The authors typically give a much richer and more subtle account of labour markets in each country than that portrayed in the international comparative studies. Their weakness is that broad themes are sometimes lost in the local detail, but perhaps this is an inevitable feature of the close-quarters perspective. Ireland remains a corporatist success story. The ‘flexicurity’ model of Denmark survives in Torben Andersen's account. Jean Pisani-Ferri does not obviously accept Nickell's classification of France among the ‘big four’ high-unemployment economies. He credits French governments with having brought down unemployment without sacrificing the social model, though at great and possibly unsustainable cost to the public finances. Christopher Pissarides attributes the British labour market success story to the combination of weaker trade unions and an anchoring of inflation expectations in the inflation-targeting regime of the 1990s. While it is clear that inflation targeting has been accompanied by much greater economic stability than was expected, that very small interest rate movements have been all that is necessary keep inflation on track and that this needs better explanation, it is not clear why an essentially nominal policy (monetary policy) should have had such a powerful effect on the real economy, in allowing the equilibrium rate of unemployment to fall to such a degree.

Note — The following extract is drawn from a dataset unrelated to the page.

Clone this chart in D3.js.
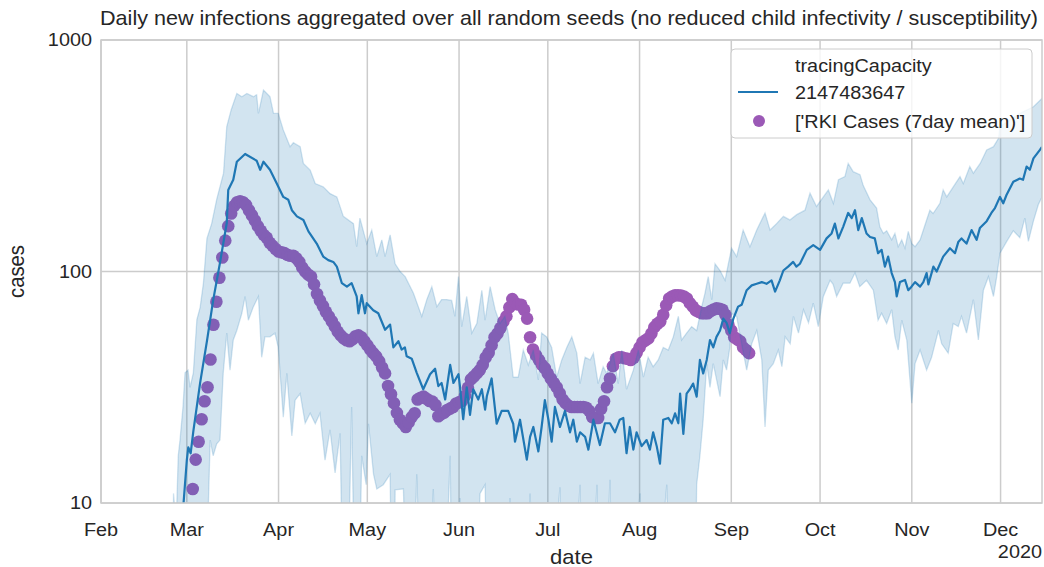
<!DOCTYPE html>
<html><head><meta charset="utf-8">
<script src="https://cdn.jsdelivr.net/npm/d3@7"></script>
<style>body{margin:0;background:#fff}svg{display:block}text{font-family:"Liberation Sans",Arial,sans-serif;fill:#262626}</style>
</head><body><svg id="c" width="1044" height="567"></svg>
<script>
// ---- data (day offsets are days after 2020-03-01) ----
const titleText = "Daily new infections aggregated over all random seeds (no reduced child infectivity / susceptibility)";
const monthTicks = ["2020-02-01","2020-03-01","2020-04-01","2020-05-01","2020-06-01","2020-07-01","2020-08-01","2020-09-01","2020-10-01","2020-11-01","2020-12-01"];
const yTicks = [10, 100, 1000];
const legendTitle = "tracingCapacity";
const seriesName = "2147483647";
const rkiName = "['RKI Cases (7day mean)']";

const meanDays = [-1.1,0,0.5,1.3,2.2,4.5,6.8,8.9,11.2,13.5,14,15.7,16.9,19.7,23.6,24.8,25.9,28.1,30.4,32.6,34.3,35.5,37.2,39.4,41.1,43.9,46.1,47.8,49.5,50.7,52.4,54.1,55.7,57.4,58,59.1,60.2,60.8,63,64.7,67,68.7,69.8,71.5,72.6,73.7,74.3,76,77.7,79.9,82.2,83.9,85,86.1,87.3,89,90.1,91.8,92.3,93.4,94.6,95.7,96.8,98.5,99.7,100.8,101.4,103,104.7,106.4,108.6,110.3,110.9,112.6,114.9,116,117.1,118.8,119.9,121,122.2,123.3,124.4,126.1,127.8,129.5,130.6,131.8,132.9,134.6,135.7,137.4,139.6,141.3,143,144.7,146.3,147.5,148.6,149.7,150.9,152,153.7,155.4,156.5,157.6,158.8,159.9,161,162.7,163.9,165,166.1,166.7,167.8,168.9,170,171.1,172.3,173.4,174.5,175.7,176.8,177.9,179,180.2,181.3,182.4,183.5,184.7,186.3,187.5,189.2,190.9,192.6,194.3,195.9,197.6,198.8,200.4,201.6,203.2,204.9,206,207.2,209.5,211.7,214,216.2,217.9,219,220.2,221.8,223.5,224.7,225.8,226.9,228.1,229.7,230.9,232.5,233.6,234.8,235.9,237,238.2,239.3,239.9,241,242.7,243.8,244.9,246.1,247.8,248.9,250,250.6,252.3,253.4,255.6,257.9,259.6,260.7,261.8,263.5,265.2,266.9,268,270.3,271.9,273.1,274.8,275.9,277,279.3,281.5,282.6,283.8,284.9,286.1,288.3,289];
const meanVals = [10,15.3,17.4,16.4,20.4,33,50,75,109,162,225,249,298,322,301,275,298,275,240,210,204,184,173,167,149,132,116,112,110,105,89,86,89,78,66,79,66,73,68,66,56,59,47,50,46,47,43,42,36.5,31,36,38,32,33,28,39.5,33,36,32,23,31.6,24,31,28,31,25.3,29,34.5,22,25,25,22,18.4,22.9,15.4,19.3,21.3,16.7,21.3,27.8,22.9,18.4,26,21.3,25,20.2,22.9,18.4,20.2,19.3,17,22.9,17.8,22.1,22.1,20.2,22.9,23.3,16.4,21.3,17,20.2,17.6,18.7,17,20.2,17.6,14.8,22.9,23.3,22.1,24.4,22.1,29.7,19.9,29.7,31,32.8,28.8,41.5,36.3,41.5,50.6,47,52.2,55.6,62.6,60,54.2,62.6,70.5,71.8,83,87.1,88.5,90,88.5,91.6,81.9,91.6,101,105,110,105,108,124,130,124,139,146,161,139,156,179,170,184,151,170,146,141,139,120,124,105,116,98.5,90,78,90,92,83,86,90,86,90,98.5,88,105,100,116,126,120,134,139,132,151,137,154,165,179,188,210,197,214,244,252,249,284,275,308,335,345];

const upperDays = [-4.5,-3.6,-2.9,-2.3,-1.3,-0.6,0.4,1.1,2.2,3.4,4.5,5.6,6.8,8.4,10.1,12.4,13.5,15,16.9,18.6,20.3,22.5,23.6,24.2,25.9,28.1,29.3,30.9,32.6,34.9,36,38.3,39.4,41.7,43.4,46.1,48.4,50.7,52.9,56.3,57.4,58.5,60.8,62.5,64.2,65.9,67,68.7,70.4,72.1,73.8,76.6,79.4,81.1,82.8,84.5,86.1,87.8,89.5,90.6,91.8,92.9,94.6,96.3,98,99.7,100.8,102.5,104.2,105.8,107.5,108.6,110.3,112,113.7,115.4,117.1,118.8,119.9,121.6,123.3,125,126.7,128.4,130.1,131.8,132.9,134.6,136.3,137.4,139,140.7,141.9,144.1,145.8,147,148.6,150.9,152.6,154.3,155.9,157.6,159.3,161,162.7,164.4,166.1,167.2,168.9,170.6,172.3,174,175.1,176.2,177.4,178.5,180.2,181.9,183,184.1,185.8,188,190.3,192.6,195.4,197.1,199.3,201.6,203.8,206.1,208.9,210.6,212.8,215.1,216.8,218.5,220.2,222.4,223.5,225.2,227.5,228.6,230.9,233.1,234.2,235.4,236.5,238.2,239.3,240.4,241.6,242.7,243.8,245,246.1,247.8,250,251.1,252.2,254.5,255.6,256.8,259,261.3,262.4,264.6,265.8,268.1,270.3,272.6,274.3,274.8,278.2,281.5,283.8,286.1,289];
const upperVals = [11,8,16,18.7,26,36.5,37.5,31.6,36.5,62,70,89,139,161,205,266,423,500,588,569,588,569,580,482,608,569,482,482,409,346,360,346,293,274,240,232,217,210,173,161,128,170,132,151,116,137,116,144,108,100,95,80.5,64,75.6,86,70.5,75.6,75.6,75,64,95,57.8,78,54.2,59.6,83,61.6,86,68.4,59.6,64,54.2,35,35,45.8,39.5,45.8,34,54.2,52.2,47,35,41.5,47,52.2,44.4,32.8,42.6,41.5,44.4,32.8,38.8,36.3,44.4,32.8,45.8,31,37.5,45.8,35,42.6,38.8,41.5,47,45.8,52.2,64,50.6,54.2,57.8,55.6,70.5,80.5,95,75.6,108,101,91.6,108,126,116,151,128,151,179,151,161,173,167,176,184,218,191,210,225,197,249,257,293,270,262,235,204,188,156,146,150,137,146,128,137,126,149,132,128,137,167,184,178,197,225,210,232,257,240,284,266,293,335,346,376,423,451,482,498,515,560];

const lowerDays = [-4.5,6.8,7.3,7.9,8.9,10.1,11.2,12.3,13.5,14.6,15.7,16.9,18.6,19.7,20.8,22.5,24.2,25.3,26.4,28.1,29.8,30.9,32.6,33.8,35.5,36.6,38.3,40,41.7,43.4,45,46.7,48.4,50.1,51.8,53.5,55.7,57.4,59.1,60.6,61.4,63.1,64.2,66.4,68.7,69.8,70.4,73.2,75.4,77.7,80.5,83.3,85.6,89,90,92.3,95.7,99.1,100.8,102.5,105.8,109.2,112.6,116,119.4,126.1,127.8,132.9,134.6,138.6,139.6,143,144.7,153.2,154.9,162.2,163.3,171.2,172.3,173.4,174.5,175.7,176.8,177.9,179,180.2,181.3,182.4,183.5,184.1,185.8,187.5,189.2,190.9,192.6,194.3,195.4,196.5,198.2,199.9,201.1,202.2,203.9,205,206.7,208.4,210.1,211.7,213.4,215.1,217.4,218.4,219.6,221.8,224.1,225.8,227.4,229.7,232,233.6,234.8,236.5,238.2,239.3,240.4,241.6,243.3,245,246.1,247.8,250,251.7,254,255.1,257.3,259,260.7,261.8,263.5,265.8,267.5,269.2,270.9,272.6,273.7,274.8,277.1,279.3,281.5,283.2,284.4,286.1,287.8,289];
const lowerVals = [1,1,10,18.7,16,18,18.7,36.3,54.2,37.5,50.6,55.6,66,78,61.6,70.5,78,42.6,52.2,52.2,54.2,47,23.5,36.3,19.5,27.8,29.7,22.1,24.4,22,24.4,15.3,20.7,13.5,20,1,26,1,16,12,22,13.3,11.5,12,13.3,1,11.4,11.5,1,13.3,1,11.5,1,16,1,10.5,1,11,12,1,1,10.5,1,11,1,11.7,1,12,1,12,1,12.6,1,11,1,12,1,1,12,16,22.9,40,31.6,40,34.2,28.8,41.5,37.5,47,66,64,48.7,37.5,48.7,55.6,41.5,21.3,37.5,40,45.8,38.8,52.2,48.7,64,54.2,68.4,60,73,57.8,78,91.6,88,78,89,89,98.5,86,91.6,83,61.6,66,59.6,68.4,52.2,45.8,61.6,50.6,27,40,45.8,37.5,42.6,55.6,48.7,44.4,59.6,57.8,64,54.2,75.6,50.6,83,95,78,95,120,135,150,140,170,135,165,195,210];

// RKI 7-day mean, one value per day starting 2020-03-03 (day offset 2)
const rkiStartDay = 2;
const rkiVals = [11.5,15.4,18.4,23,27.5,31.6,41.7,58.9,74,94,115,136,157,178,192,199,201,199,194,184,175,166,157,150,144,140,133,129,125,122,121,120,118,117,117,114,110,104,100,97,95,88,80,75,71,67,64,61,58,55,53,51.5,50.5,50,51,52.5,53,52,50,48,46,44.4,43,41,38.5,36.3,32,29.5,27,24.5,22.9,22.1,21.3,22.3,23.5,24.4,28,28.5,28.8,28.2,27.6,27.4,26.5,23.7,24.2,24.6,25.2,25.6,26,26.9,27.2,27.6,29,31.5,34.2,35.2,36.3,37.5,39.5,42.5,44.5,48,52,54,57,60.8,64,70,76,73,72,71.8,68.4,62.6,52,46,43.5,41.5,39.5,38.2,36.2,34.5,33,31.6,29.8,28,27,26.3,26,26,26,26,26,25.8,25,23.5,23.3,23.3,25.5,27.5,31.6,34.5,39,42,42.6,42.6,42.2,42,41.5,42.4,44.5,47,49.5,50.5,51.5,54,57.5,59.5,60.8,65,71.5,76.5,78,79,79,78.8,78,76.5,73,70.5,68,67,66,66,66,67.5,68.5,69.3,69,68.4,65,59,55.6,52,51,50,47,45.8,44.4];

// ---- drawing ----
const W = 1044, H = 567;
const m = {left: 101, right: 2, top: 40, bottom: 64};
const svg = d3.select("#c");
const base = Date.UTC(2020, 2, 1);
const dayMs = 86400000;
const toDate = d => new Date(base + d * dayMs);
const SX = 1.085; // horizontal text stretch seen in the reference

const x = d3.scaleUtc()
  .domain([new Date(Date.UTC(2020,1,1)), toDate(289)])
  .range([m.left, W - m.right]);
const y = d3.scaleLog().domain([10, 1000]).range([H - m.bottom, m.top]);

const gridCol = "#cccccc";
const tickDates = monthTicks.map(s => new Date(s + "T00:00:00Z"));
svg.append("g").selectAll("line").data(tickDates).join("line")
  .attr("x1", d => x(d)).attr("x2", d => x(d))
  .attr("y1", m.top).attr("y2", H - m.bottom)
  .attr("stroke", gridCol).attr("stroke-width", 1.5);
svg.append("g").selectAll("line").data(yTicks).join("line")
  .attr("x1", m.left).attr("x2", W - m.right)
  .attr("y1", d => y(d)).attr("y2", d => y(d))
  .attr("stroke", gridCol).attr("stroke-width", 1.5);

svg.append("clipPath").attr("id", "clip").append("rect")
  .attr("x", m.left).attr("y", m.top).attr("width", W - m.left - m.right).attr("height", H - m.top - m.bottom);
const plot = svg.append("g").attr("clip-path", "url(#clip)");

const rki = rkiVals.map((v, i) => ({d: rkiStartDay + i, v}));
plot.append("g").selectAll("circle").data(rki).join("circle")
  .attr("cx", p => x(toDate(p.d))).attr("cy", p => y(p.v)).attr("r", 6.3)
  .attr("fill", "#9b59b6");

const yc = v => y(Math.max(v, 0.5));
const upperPts = upperDays.map((d, i) => [x(toDate(d)), yc(upperVals[i])]);
const lowerPts = lowerDays.map((d, i) => [x(toDate(d)), yc(lowerVals[i])]).reverse();
plot.append("path").attr("d", d3.line()(upperPts.concat(lowerPts)) + "Z")
  .attr("fill", "#1f77b4").attr("fill-opacity", 0.2)
  .attr("stroke", "#1f77b4").attr("stroke-opacity", 0.2).attr("stroke-width", 1.3);

const meanPts = meanDays.map((d, i) => ({d, v: meanVals[i]}));
plot.append("path").datum(meanPts)
  .attr("d", d3.line().x(p => x(toDate(p.d))).y(p => y(p.v)))
  .attr("fill", "none").attr("stroke", "#1f77b4").attr("stroke-width", 2.2).attr("stroke-linejoin", "round");

svg.append("rect").attr("x", m.left).attr("y", m.top)
  .attr("width", W - m.left - m.right).attr("height", H - m.top - m.bottom)
  .attr("fill", "none").attr("stroke", gridCol).attr("stroke-width", 1.5);

function txt(g, px, py, str, size, anchor, extra) {
  return g.append("text")
    .attr("transform", `translate(${px},${py}) ` + (extra || `scale(${SX},1)`))
    .attr("text-anchor", anchor).attr("font-size", size).text(str);
}
const tickFs = 18.3, labFs = 20.3;
const gx = svg.append("g");
tickDates.forEach(d => txt(gx, x(d), 536, d3.utcFormat("%b")(d), tickFs, "middle"));
const gy = svg.append("g");
yTicks.forEach(v => txt(gy, m.left - 9, y(v) + 6.4, d3.format("d")(v), tickFs, "end"));
txt(svg, W - 2, 558, "2020", tickFs, "end");
txt(svg, (m.left + W - m.right) / 2, 564, "date", labFs, "middle");
txt(svg, 24, (m.top + H - m.bottom) / 2, "cases", labFs, "middle", `rotate(-90) scale(1,${SX})`);
txt(svg, 569, 25, titleText, 19.9, "middle");

const lg = svg.append("g");
lg.append("rect").attr("x", 731).attr("y", 49).attr("width", 301).attr("height", 89).attr("rx", 4)
  .attr("fill", "#fff").attr("fill-opacity", 0.8).attr("stroke", "#cccccc").attr("stroke-width", 1);
txt(lg, 795, 71.5, legendTitle, tickFs, "start");
lg.append("line").attr("x1", 738).attr("x2", 778).attr("y1", 92).attr("y2", 92).attr("stroke", "#1f77b4").attr("stroke-width", 2.2);
txt(lg, 795, 98.5, seriesName, tickFs, "start");
lg.append("circle").attr("cx", 759).attr("cy", 121).attr("r", 6).attr("fill", "#9b59b6");
txt(lg, 795, 127.5, rkiName, tickFs, "start");
</script></body></html>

Shortage of space precludes a longer discussion of the arguments offered about each country. In concluding, I return to the point made above: that the book provides a wealth of fascinating detail about the institutions, shocks and policies pursued in each of the countries from the 1960s until the present. This is a very valuable counterpoint to the summary measures employed in the international comparative studies.